On January 25, 2018, the Delaware Supreme Court affirmed a grant of a motion to dismiss in California State Teachers’ Retirement System, et al. v. Alvarez, et al., a shareholder derivative action involving Wal-Mart Stores, Inc. The plaintiffs alleged a variety of issues in Wal-Mart’s Mexico-based unit. However, the issue on appeal was whether a previous dismissal by the U.S. District Court for the Western District of Arkansas of a federally-filed derivative action had preclusive effect on California State Teachers, which had been brought in the Delaware Court of Chancery. The plaintiffs in California State Teachers had brought a books and records request pursuant to Section 220 of the Delaware General Corporation law, slowing down their case, while the plaintiffs in the federal action had not. The federal action progressed to a motion to dismiss, which was granted in favor of the Wal-Mart defendants on demand futility grounds.

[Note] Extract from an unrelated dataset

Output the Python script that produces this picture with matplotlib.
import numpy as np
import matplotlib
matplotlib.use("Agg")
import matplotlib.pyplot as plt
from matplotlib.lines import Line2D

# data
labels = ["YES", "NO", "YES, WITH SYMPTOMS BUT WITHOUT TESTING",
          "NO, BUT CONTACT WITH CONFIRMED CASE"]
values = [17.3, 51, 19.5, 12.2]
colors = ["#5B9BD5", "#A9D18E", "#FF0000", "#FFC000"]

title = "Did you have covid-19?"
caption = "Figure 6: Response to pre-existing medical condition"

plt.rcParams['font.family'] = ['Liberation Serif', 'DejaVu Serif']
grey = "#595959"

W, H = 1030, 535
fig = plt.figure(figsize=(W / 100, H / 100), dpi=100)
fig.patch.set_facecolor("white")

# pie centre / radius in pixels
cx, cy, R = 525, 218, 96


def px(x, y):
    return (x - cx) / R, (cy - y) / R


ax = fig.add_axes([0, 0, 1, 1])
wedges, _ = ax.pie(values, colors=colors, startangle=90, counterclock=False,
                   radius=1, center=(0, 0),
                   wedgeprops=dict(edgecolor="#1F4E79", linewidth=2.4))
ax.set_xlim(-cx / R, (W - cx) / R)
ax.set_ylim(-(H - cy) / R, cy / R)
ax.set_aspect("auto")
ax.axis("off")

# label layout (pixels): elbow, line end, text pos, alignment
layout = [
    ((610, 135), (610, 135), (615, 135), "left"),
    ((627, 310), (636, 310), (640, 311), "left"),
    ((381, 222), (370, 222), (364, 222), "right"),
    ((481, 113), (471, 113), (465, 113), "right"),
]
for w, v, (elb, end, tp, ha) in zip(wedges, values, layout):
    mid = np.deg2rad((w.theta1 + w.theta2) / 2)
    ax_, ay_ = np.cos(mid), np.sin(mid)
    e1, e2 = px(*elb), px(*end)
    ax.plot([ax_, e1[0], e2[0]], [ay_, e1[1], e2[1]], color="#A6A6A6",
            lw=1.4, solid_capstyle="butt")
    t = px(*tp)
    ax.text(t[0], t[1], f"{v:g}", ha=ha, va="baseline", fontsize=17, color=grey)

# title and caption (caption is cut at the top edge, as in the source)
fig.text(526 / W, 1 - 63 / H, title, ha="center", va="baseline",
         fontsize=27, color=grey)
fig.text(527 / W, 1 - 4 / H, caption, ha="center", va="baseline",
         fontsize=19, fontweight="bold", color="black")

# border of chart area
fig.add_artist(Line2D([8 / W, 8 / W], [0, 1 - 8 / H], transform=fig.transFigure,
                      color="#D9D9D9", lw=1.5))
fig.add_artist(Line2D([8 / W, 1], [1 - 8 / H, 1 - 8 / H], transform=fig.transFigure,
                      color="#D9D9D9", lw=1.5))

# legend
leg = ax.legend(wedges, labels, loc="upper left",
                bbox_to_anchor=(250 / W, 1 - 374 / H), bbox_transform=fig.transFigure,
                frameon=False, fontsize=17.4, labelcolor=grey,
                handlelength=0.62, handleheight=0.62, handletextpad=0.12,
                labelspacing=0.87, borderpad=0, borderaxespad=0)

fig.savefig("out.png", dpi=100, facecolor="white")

The defendants in California State Teachers then moved to dismiss based on issue preclusion principles. The Court of Chancery initially agreed, dismissing the action. The Delaware Supreme Court remanded for further briefing on the issue of Due Process concerns, in that plaintiffs may be unable to bring a case following an adjudication obtained by separate plaintiffs in a separate action. Following additional briefing, Chancellor Andre G. Bouchard found that under current law, there was no Due Process violation in applying collateral estoppel and dismissing the Delaware action on the same demand futility issue. But he suggested adopting a rule that collateral estoppel should not become effective until after an action has survived a motion to dismiss and discovery has begun (known as the EZCORP rule). The Delaware Supreme Court disagreed and rejected the proposed rule, ruling that in derivative actions, where plaintiffs only have standing by virtue of their derivative rights in the corporation, and where the corporation’s interests were adequately represented in another action, even if the lawyers in that other action make strategic decisions that are ineffective (such as not seeking a Section 220 demand), the prior decision is binding on other pending derivative actions. This decision is expected to have wide implications on the ability of defendants to enforce judgments in their favor when multiple litigations on the same issue are brought around the country.